Speakers
Description
Atmospheric electric field forecasting represents a significant challenge in space weather monitoring applications due to the complex interaction among geomagnetic disturbances, atmospheric dynamics, and local meteorological variability. This study proposes a hybrid machine learning model based on Stacking Ensemble Learning for atmospheric electric field forecasting using geomagnetic and meteorological variables acquired through high-temporal-resolution environmental sensors.
The research integrates an electric field mill, a magnetometer, and a meteorological station for environmental data acquisition. Independent variables were selected according to their atmospheric-physical relevance, geomagnetic interactions, statistical dependence, and predictive contribution to atmospheric electric field variability. Meteorological variables considered include temperature, humidity, dew point, atmospheric pressure, wind speed, precipitation, solar radiation, and ultraviolet index, owing to their influence on atmospheric conductivity, ionization processes, cloud electrification, and charge transport mechanisms. In addition, geomagnetic field measurements were incorporated because of their relationship with ionospheric disturbances and space weather variability. The final feature set was further supported through correlation analysis, multicollinearity assessment, and feature importance evaluation within the machine learning framework.
Prior to predictive model development, an Exploratory Data Analysis (EDA) will be conducted to identify statistical distributions, temporal patterns, outliers, missing values, and nonlinear relationships among geomagnetic and meteorological variables associated with atmospheric electric field variability. The study is conceptually grounded in Faraday’s law of electromagnetic induction, which establishes the relationship between temporal variations in magnetic fields and the generation of induced electric fields.

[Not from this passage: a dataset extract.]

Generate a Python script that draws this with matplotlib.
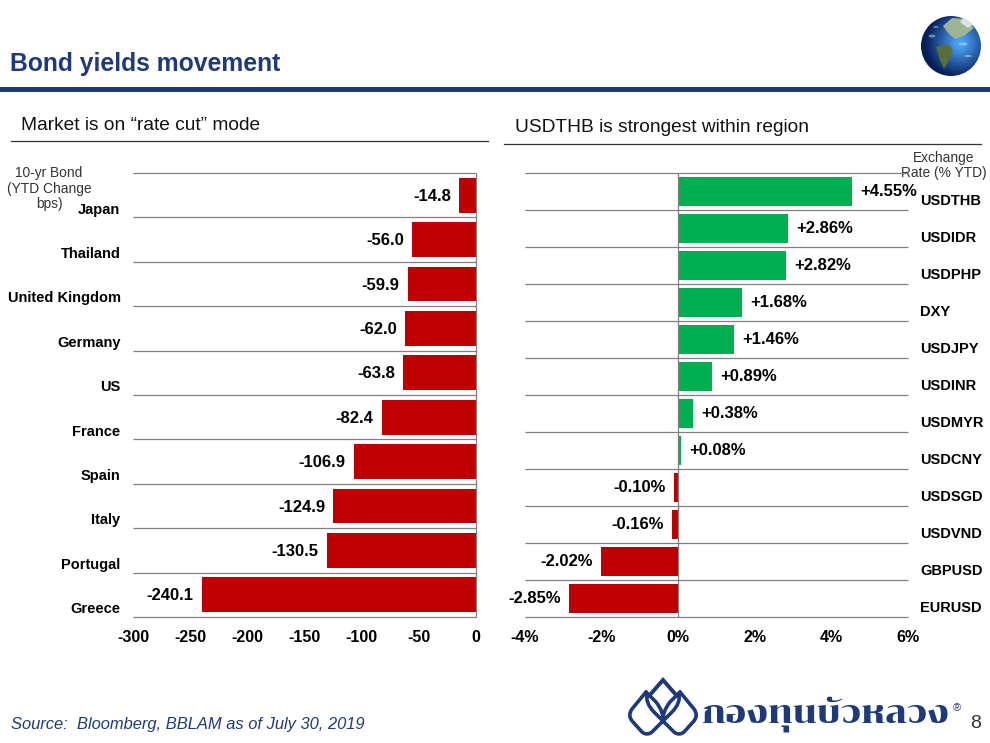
import matplotlib
matplotlib.use('Agg')
import matplotlib.pyplot as plt
from matplotlib.patches import Circle, Ellipse, Polygon, PathPatch
from matplotlib.path import Path
import numpy as np

plt.rcParams['font.family'] = ['Liberation Sans', 'DejaVu Sans']

# 10-yr bond yields, YTD change in bps
countries = ['Japan', 'Thailand', 'United Kingdom', 'Germany', 'US',
             'France', 'Spain', 'Italy', 'Portugal', 'Greece']
bond_change = [-14.8, -56.0, -59.9, -62.0, -63.8, -82.4, -106.9, -124.9, -130.5, -240.1]
bond_ticks = [-300, -250, -200, -150, -100, -50, 0]

# exchange rates, % YTD
pairs = ['USDTHB', 'USDIDR', 'USDPHP', 'DXY', 'USDJPY', 'USDINR',
         'USDMYR', 'USDCNY', 'USDSGD', 'USDVND', 'GBPUSD', 'EURUSD']
fx_change = [4.55, 2.86, 2.82, 1.68, 1.46, 0.89, 0.38, 0.08, -0.10, -0.16, -2.02, -2.85]
fx_ticks = [-4, -2, 0, 2, 4, 6]

NAVY = '#1F3A7A'
RED = '#C00000'
GREEN = '#00B050'
GRID = '#808080'
W, H = 990, 743

fig = plt.figure(figsize=(W / 100, H / 100), dpi=100)

# overlay in pixel coordinates for the slide furniture
bg = fig.add_axes([0, 0, 1, 1])
bg.axis('off')


def panel(x0, x1, y0, y1):
    return fig.add_axes([x0 / W, 1 - y1 / H, (x1 - x0) / W, (y1 - y0) / H])


def draw_panel(ax, values, xlim, ticks, fmt):
    n = len(values)
    y = np.arange(n) + 0.5
    ax.barh(y, values, height=0.78, color=[GREEN if v > 0 else RED for v in values],
            edgecolor='none', zorder=3)
    ax.set_xlim(*xlim)
    ax.set_ylim(n, 0)
    ax.set_yticks([])
    for s in ax.spines.values():
        s.set_visible(False)
    ax.patch.set_alpha(0)
    ax.hlines(np.arange(n + 1), xlim[0], xlim[1], color=GRID, lw=0.9, zorder=1, clip_on=False)
    ax.vlines(0, 0, n, color=GRID, lw=0.9, zorder=4, clip_on=False)
    ax.set_xticks(ticks)
    ax.set_xticklabels([fmt(t) for t in ticks], fontsize=11.5, fontweight='bold', color='black')
    ax.set_xticks([xlim[0], xlim[1]], minor=True)
    ax.tick_params(axis='x', which='major', length=0, pad=9.5)
    ax.tick_params(axis='x', which='minor', length=3.5, width=0.9, color=GRID)
    return y


# left panel
ax1 = panel(133, 476.3, 173, 617)
y1 = draw_panel(ax1, bond_change, (-300, 0), bond_ticks, lambda t: str(t))
for yy, name, v in zip(y1, countries, bond_change):
    ax1.annotate(f'{v:.1f}', (v, yy), xytext=(-6, -0.8), textcoords='offset points',
                 ha='right', va='center', fontsize=12, fontweight='bold', zorder=5)
    ax1.annotate(name, (0, yy), xycoords=('axes fraction', 'data'), xytext=(-9, -10.4),
                 textcoords='offset points', ha='right', va='center',
                 fontsize=10.5, fontweight='bold')

# right panel
ax2 = panel(525, 907.7, 173, 617)
y2 = draw_panel(ax2, fx_change, (-4, 6), fx_ticks, lambda t: f'{t}%')
for yy, name, v in zip(y2, pairs, fx_change):
    ax2.annotate(f'{v:+.2f}%', (v, yy), xytext=(6 if v > 0 else -6, 0), textcoords='offset points',
                 ha='left' if v > 0 else 'right', va='center', fontsize=12,
                 fontweight='bold', zorder=5)
    ax2.annotate(name, (1, yy), xycoords=('axes fraction', 'data'), xytext=(9.2, -7),
                 textcoords='offset points', ha='left', va='center',
                 fontsize=10.5, fontweight='bold')

# slide furniture, pixel coordinates from here on
bg.set_xlim(0, W)
bg.set_ylim(H, 0)
bg.add_patch(plt.Rectangle((0, 87), W, 5, color=NAVY, lw=0))
bg.text(10.5, 63.5, 'Bond yields movement', fontsize=17.8, fontweight='bold', color=NAVY, va='center')

bg.text(21, 125.5, 'Market is on “rate cut” mode', fontsize=13.8, color='#111111', va='center')
bg.plot([11, 488], [141, 141], color='#333333', lw=0.9)
bg.text(515, 127.5, 'USDTHB is strongest within region', fontsize=13.8, color='#111111', va='center')
bg.plot([504, 981], [144, 144], color='#333333', lw=0.9)

bg.text(49, 188.5, '10-yr Bond\n(YTD Change\nbps)', fontsize=9.9, color='#333333', ha='center',
        va='center', linespacing=1.17, zorder=6)
bg.text(944, 165.5, 'Exchange\nRate (% YTD)', fontsize=9.9, color='#333333', ha='center',
        va='center', linespacing=1.02, zorder=6)

bg.text(11, 725, 'Source:  Bloomberg, BBLAM as of July 30, 2019', fontsize=11.9, style='italic',
        color=NAVY, va='center')
bg.text(970, 723, '8', fontsize=14, color='#333333', va='center')

# logo: three overlapping petals plus the name
MID = 663
M, L, Q = Path.MOVETO, Path.LINETO, Path.CURVE3
leaf = [
    ((646, 692), M), ((632, 709), L), ((627, 716), Q), ((633, 722), Q), ((642, 732), L),
    ((647, 736), Q), ((652, 732), Q), ((672, 712), L), ((681, 703), Q), ((679, 693), Q),
]
inner = [
    ((646, 692), M), ((656, 702), L), ((664, 712), Q), ((663, 722), Q),
]
top = [((649, 696), M), ((663, 680), L), ((677, 696), L)]
for shape in (leaf, inner, top):
    pts, codes = zip(*shape)
    bg.add_patch(PathPatch(Path(pts, codes), fill=False, edgecolor=NAVY, lw=2.6, capstyle='round'))
    mirrored = [(2 * MID - x, y) for x, y in pts]
    bg.add_patch(PathPatch(Path(mirrored, codes), fill=False, edgecolor=NAVY, lw=2.6, capstyle='round'))
bg.text(825, 714, 'กองทุนบัวหลวง', family=['Chonburi', 'Kanit', 'Liberation Sans'],
        fontsize=22.6, color=NAVY, ha='center', va='center')
bg.text(957, 708, '®', fontsize=8, color=NAVY, ha='center', va='center')

# globe
gx, gy = np.meshgrid(np.linspace(-1, 1, 120), np.linspace(-1, 1, 120))
shade = np.clip(1.15 - np.hypot(gx - 0.3, gy + 0.1), 0, 1)
img = np.dstack([0.03 + 0.25 * shade, 0.12 + 0.50 * shade, 0.35 + 0.60 * shade])
im = bg.imshow(img, extent=(921, 981, 76, 16), zorder=2, aspect='auto')
clip = Circle((951, 46), 30, transform=bg.transData)
im.set_clip_path(clip)
land = [
    ([(936, 47), (948, 44), (953, 51), (949, 60), (944, 69), (940, 60)], '#5A6E3A'),
    ([(943, 26), (952, 18), (966, 19), (974, 28), (964, 36), (955, 39), (948, 33)], '#9DB596'),
    ([(964, 17), (974, 24), (968, 28), (960, 22)], '#DCE6DC'),
]
for pts, c in land:
    p = Polygon(pts, closed=True, facecolor=c, edgecolor='none', zorder=3)
    bg.add_patch(p)
    p.set_clip_path(clip)
for cx, cy, w, h in [(932, 36, 7, 3), (963, 44, 9, 3), (936, 27, 5, 2), (968, 56, 8, 2)]:
    bg.add_patch(Ellipse((cx, cy), w, h, facecolor='#C9DCEF', edgecolor='none', alpha=0.5, zorder=4))
bg.set_xlim(0, W)
bg.set_ylim(H, 0)

fig.savefig('out.png', dpi=100)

The proposed methodology employs a stacking ensemble architecture composed of both regularized linear regression and nonlinear learning models, including Ridge Regression, Elastic Net, Random Forest, XGBoost, and LightGBM. These models are integrated through a meta-model designed to optimize predictive performance and reduce generalization error. Furthermore, temporal feature engineering techniques, including lag variables and rolling statistics, are incorporated to capture dynamic patterns associated with atmospheric and geomagnetic disturbances.
Predictive performance will be evaluated using Time Series Split cross-validation and regression metrics such as the coefficient of determination (R²), Root Mean Square Error (RMSE), Mean Absolute Error (MAE), and Mean Absolute Percentage Error (MAPE). Additionally, model interpretability will be assessed using feature importance analysis and SHAP values to identify the relative influence of geomagnetic and meteorological variables on atmospheric electric field behavior.
The expected result is to demonstrate that the integration of geomagnetic and meteorological variables through co-learning models significantly improves predictive accuracy compared to independent traditional approaches, contributing to the development of intelligent atmospheric monitoring and forecasting systems for space weather applications.